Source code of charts

* start *

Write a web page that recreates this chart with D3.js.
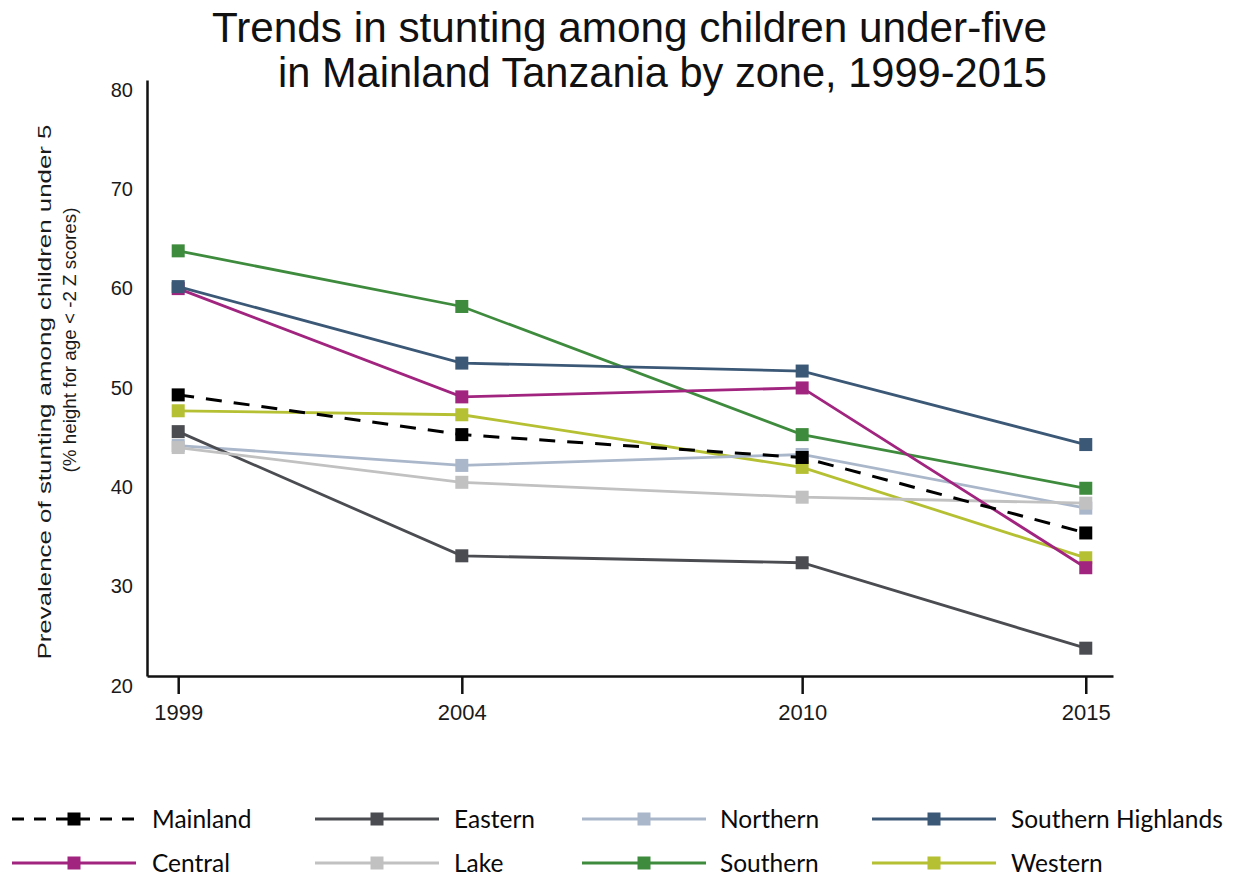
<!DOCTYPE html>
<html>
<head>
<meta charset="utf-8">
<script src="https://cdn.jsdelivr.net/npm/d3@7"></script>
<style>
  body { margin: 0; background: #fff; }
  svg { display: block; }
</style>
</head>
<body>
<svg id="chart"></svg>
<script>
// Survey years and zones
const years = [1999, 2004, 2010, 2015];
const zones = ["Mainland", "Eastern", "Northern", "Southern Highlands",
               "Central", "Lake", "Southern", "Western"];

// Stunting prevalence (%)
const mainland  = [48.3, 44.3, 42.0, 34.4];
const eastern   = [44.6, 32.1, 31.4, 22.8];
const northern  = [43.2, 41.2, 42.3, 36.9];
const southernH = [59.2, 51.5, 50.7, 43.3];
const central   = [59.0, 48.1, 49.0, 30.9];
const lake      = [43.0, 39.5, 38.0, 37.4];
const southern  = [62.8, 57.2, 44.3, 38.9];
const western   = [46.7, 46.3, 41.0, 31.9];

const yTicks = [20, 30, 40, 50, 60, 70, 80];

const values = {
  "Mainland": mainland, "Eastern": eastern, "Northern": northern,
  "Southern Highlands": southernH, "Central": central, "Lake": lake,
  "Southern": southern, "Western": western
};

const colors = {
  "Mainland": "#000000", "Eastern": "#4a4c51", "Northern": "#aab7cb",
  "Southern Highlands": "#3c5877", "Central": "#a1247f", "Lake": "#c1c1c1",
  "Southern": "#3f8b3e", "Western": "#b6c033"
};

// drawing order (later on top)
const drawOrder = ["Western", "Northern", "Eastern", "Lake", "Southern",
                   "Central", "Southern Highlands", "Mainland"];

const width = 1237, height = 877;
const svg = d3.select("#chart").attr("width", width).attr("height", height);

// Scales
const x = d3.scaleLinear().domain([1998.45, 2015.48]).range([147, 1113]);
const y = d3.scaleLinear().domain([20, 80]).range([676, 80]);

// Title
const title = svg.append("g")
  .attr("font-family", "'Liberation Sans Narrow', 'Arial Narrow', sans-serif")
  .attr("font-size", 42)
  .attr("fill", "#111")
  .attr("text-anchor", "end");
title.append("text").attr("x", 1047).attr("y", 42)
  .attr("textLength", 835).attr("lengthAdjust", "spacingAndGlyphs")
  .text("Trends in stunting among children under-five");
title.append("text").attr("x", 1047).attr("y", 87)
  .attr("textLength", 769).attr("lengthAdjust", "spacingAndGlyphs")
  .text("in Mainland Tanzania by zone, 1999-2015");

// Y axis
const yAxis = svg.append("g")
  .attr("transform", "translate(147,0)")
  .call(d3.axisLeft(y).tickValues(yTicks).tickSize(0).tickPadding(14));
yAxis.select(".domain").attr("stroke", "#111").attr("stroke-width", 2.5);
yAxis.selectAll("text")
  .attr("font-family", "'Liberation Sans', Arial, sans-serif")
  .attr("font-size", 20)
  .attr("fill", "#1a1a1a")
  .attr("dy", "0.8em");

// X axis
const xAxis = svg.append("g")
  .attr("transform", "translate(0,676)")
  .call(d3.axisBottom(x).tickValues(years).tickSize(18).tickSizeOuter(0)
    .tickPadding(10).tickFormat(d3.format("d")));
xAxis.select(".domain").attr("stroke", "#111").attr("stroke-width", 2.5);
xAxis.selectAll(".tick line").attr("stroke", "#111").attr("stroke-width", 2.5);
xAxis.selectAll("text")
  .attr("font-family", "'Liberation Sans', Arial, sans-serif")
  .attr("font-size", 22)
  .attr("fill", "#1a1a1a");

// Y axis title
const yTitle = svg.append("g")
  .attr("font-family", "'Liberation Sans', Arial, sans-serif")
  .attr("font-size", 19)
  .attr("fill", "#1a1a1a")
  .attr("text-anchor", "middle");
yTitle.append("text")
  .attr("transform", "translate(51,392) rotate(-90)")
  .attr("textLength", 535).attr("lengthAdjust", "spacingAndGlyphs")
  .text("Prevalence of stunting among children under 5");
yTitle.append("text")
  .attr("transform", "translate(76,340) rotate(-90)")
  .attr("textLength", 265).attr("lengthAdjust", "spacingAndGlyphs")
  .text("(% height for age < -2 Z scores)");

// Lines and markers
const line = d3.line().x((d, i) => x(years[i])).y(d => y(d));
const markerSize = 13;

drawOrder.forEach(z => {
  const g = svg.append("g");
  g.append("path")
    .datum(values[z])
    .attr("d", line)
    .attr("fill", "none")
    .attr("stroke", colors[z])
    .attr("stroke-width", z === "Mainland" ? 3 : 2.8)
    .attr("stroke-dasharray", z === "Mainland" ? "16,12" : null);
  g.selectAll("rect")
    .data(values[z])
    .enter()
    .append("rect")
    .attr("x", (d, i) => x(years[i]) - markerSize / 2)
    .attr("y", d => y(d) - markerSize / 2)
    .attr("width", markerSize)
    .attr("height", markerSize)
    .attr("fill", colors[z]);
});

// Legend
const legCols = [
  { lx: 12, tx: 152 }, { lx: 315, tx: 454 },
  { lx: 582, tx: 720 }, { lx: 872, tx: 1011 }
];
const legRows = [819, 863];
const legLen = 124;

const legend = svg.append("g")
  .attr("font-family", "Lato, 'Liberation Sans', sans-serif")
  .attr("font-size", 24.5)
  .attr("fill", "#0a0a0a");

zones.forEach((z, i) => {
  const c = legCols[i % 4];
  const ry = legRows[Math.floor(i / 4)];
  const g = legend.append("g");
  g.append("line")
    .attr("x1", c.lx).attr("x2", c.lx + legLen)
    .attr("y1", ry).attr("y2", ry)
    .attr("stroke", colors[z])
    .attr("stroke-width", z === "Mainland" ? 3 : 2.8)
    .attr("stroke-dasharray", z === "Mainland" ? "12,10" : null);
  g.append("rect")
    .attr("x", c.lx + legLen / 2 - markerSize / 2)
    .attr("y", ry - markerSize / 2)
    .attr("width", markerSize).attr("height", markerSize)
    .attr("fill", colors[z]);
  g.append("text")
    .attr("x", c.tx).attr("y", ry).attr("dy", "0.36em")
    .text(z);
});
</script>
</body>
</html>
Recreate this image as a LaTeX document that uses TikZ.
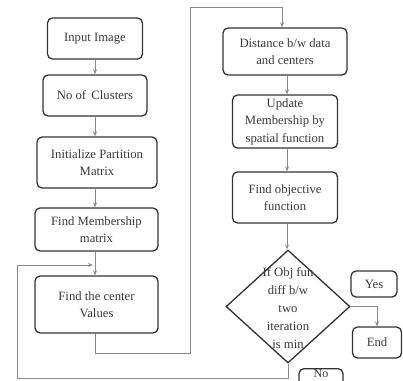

* end *

Pictures stay out; reproduce every line of the records exactly.

[Final result]
Write a web page that recreates this chart with D3.js.
<!DOCTYPE html>
<html>
<head>
<meta charset="utf-8">
<script src="https://cdn.jsdelivr.net/npm/d3@7"></script>
<style>
  body { margin: 0; background: #fff; }
  svg { display: block; }
</style>
</head>
<body>
<svg id="chart"></svg>
<script>
// Survey years and zones
const years = [1999, 2004, 2010, 2015];
const zones = ["Mainland", "Eastern", "Northern", "Southern Highlands",
               "Central", "Lake", "Southern", "Western"];

// Stunting prevalence (%)
const mainland  = [48.3, 44.3, 42.0, 34.4];
const eastern   = [44.6, 32.1, 31.4, 22.8];
const northern  = [43.2, 41.2, 42.3, 36.9];
const southernH = [59.2, 51.5, 50.7, 43.3];
const central   = [59.0, 48.1, 49.0, 30.9];
const lake      = [43.0, 39.5, 38.0, 37.4];
const southern  = [62.8, 57.2, 44.3, 38.9];
const western   = [46.7, 46.3, 41.0, 31.9];

const yTicks = [20, 30, 40, 50, 60, 70, 80];

const values = {
  "Mainland": mainland, "Eastern": eastern, "Northern": northern,
  "Southern Highlands": southernH, "Central": central, "Lake": lake,
  "Southern": southern, "Western": western
};

const colors = {
  "Mainland": "#000000", "Eastern": "#4a4c51", "Northern": "#aab7cb",
  "Southern Highlands": "#3c5877", "Central": "#a1247f", "Lake": "#c1c1c1",
  "Southern": "#3f8b3e", "Western": "#b6c033"
};

// drawing order (later on top)
const drawOrder = ["Western", "Northern", "Eastern", "Lake", "Southern",
                   "Central", "Southern Highlands", "Mainland"];

const width = 1237, height = 877;
const svg = d3.select("#chart").attr("width", width).attr("height", height);

// Scales
const x = d3.scaleLinear().domain([1998.45, 2015.48]).range([147, 1113]);
const y = d3.scaleLinear().domain([20, 80]).range([676, 80]);

// Title
const title = svg.append("g")
  .attr("font-family", "'Liberation Sans Narrow', 'Arial Narrow', sans-serif")
  .attr("font-size", 42)
  .attr("fill", "#111")
  .attr("text-anchor", "end");
title.append("text").attr("x", 1047).attr("y", 42)
  .attr("textLength", 835).attr("lengthAdjust", "spacingAndGlyphs")
  .text("Trends in stunting among children under-five");
title.append("text").attr("x", 1047).attr("y", 87)
  .attr("textLength", 769).attr("lengthAdjust", "spacingAndGlyphs")
  .text("in Mainland Tanzania by zone, 1999-2015");

// Y axis
const yAxis = svg.append("g")
  .attr("transform", "translate(147,0)")
  .call(d3.axisLeft(y).tickValues(yTicks).tickSize(0).tickPadding(14));
yAxis.select(".domain").attr("stroke", "#111").attr("stroke-width", 2.5);
yAxis.selectAll("text")
  .attr("font-family", "'Liberation Sans', Arial, sans-serif")
  .attr("font-size", 20)
  .attr("fill", "#1a1a1a")
  .attr("dy", "0.8em");

// X axis
const xAxis = svg.append("g")
  .attr("transform", "translate(0,676)")
  .call(d3.axisBottom(x).tickValues(years).tickSize(18).tickSizeOuter(0)
    .tickPadding(10).tickFormat(d3.format("d")));
xAxis.select(".domain").attr("stroke", "#111").attr("stroke-width", 2.5);
xAxis.selectAll(".tick line").attr("stroke", "#111").attr("stroke-width", 2.5);
xAxis.selectAll("text")
  .attr("font-family", "'Liberation Sans', Arial, sans-serif")
  .attr("font-size", 22)
  .attr("fill", "#1a1a1a");

// Y axis title
const yTitle = svg.append("g")
  .attr("font-family", "'Liberation Sans', Arial, sans-serif")
  .attr("font-size", 19)
  .attr("fill", "#1a1a1a")
  .attr("text-anchor", "middle");
yTitle.append("text")
  .attr("transform", "translate(51,392) rotate(-90)")
  .attr("textLength", 535).attr("lengthAdjust", "spacingAndGlyphs")
  .text("Prevalence of stunting among children under 5");
yTitle.append("text")
  .attr("transform", "translate(76,340) rotate(-90)")
  .attr("textLength", 265).attr("lengthAdjust", "spacingAndGlyphs")
  .text("(% height for age < -2 Z scores)");

// Lines and markers
const line = d3.line().x((d, i) => x(years[i])).y(d => y(d));
const markerSize = 13;

drawOrder.forEach(z => {
  const g = svg.append("g");
  g.append("path")
    .datum(values[z])
    .attr("d", line)
    .attr("fill", "none")
    .attr("stroke", colors[z])
    .attr("stroke-width", z === "Mainland" ? 3 : 2.8)
    .attr("stroke-dasharray", z === "Mainland" ? "16,12" : null);
  g.selectAll("rect")
    .data(values[z])
    .enter()
    .append("rect")
    .attr("x", (d, i) => x(years[i]) - markerSize / 2)
    .attr("y", d => y(d) - markerSize / 2)
    .attr("width", markerSize)
    .attr("height", markerSize)
    .attr("fill", colors[z]);
});

// Legend
const legCols = [
  { lx: 12, tx: 152 }, { lx: 315, tx: 454 },
  { lx: 582, tx: 720 }, { lx: 872, tx: 1011 }
];
const legRows = [819, 863];
const legLen = 124;

const legend = svg.append("g")
  .attr("font-family", "Lato, 'Liberation Sans', sans-serif")
  .attr("font-size", 24.5)
  .attr("fill", "#0a0a0a");

zones.forEach((z, i) => {
  const c = legCols[i % 4];
  const ry = legRows[Math.floor(i / 4)];
  const g = legend.append("g");
  g.append("line")
    .attr("x1", c.lx).attr("x2", c.lx + legLen)
    .attr("y1", ry).attr("y2", ry)
    .attr("stroke", colors[z])
    .attr("stroke-width", z === "Mainland" ? 3 : 2.8)
    .attr("stroke-dasharray", z === "Mainland" ? "12,10" : null);
  g.append("rect")
    .attr("x", c.lx + legLen / 2 - markerSize / 2)
    .attr("y", ry - markerSize / 2)
    .attr("width", markerSize).attr("height", markerSize)
    .attr("fill", colors[z]);
  g.append("text")
    .attr("x", c.tx).attr("y", ry).attr("dy", "0.36em")
    .text(z);
});
</script>
</body>
</html>
Recreate this image as a LaTeX document that uses TikZ.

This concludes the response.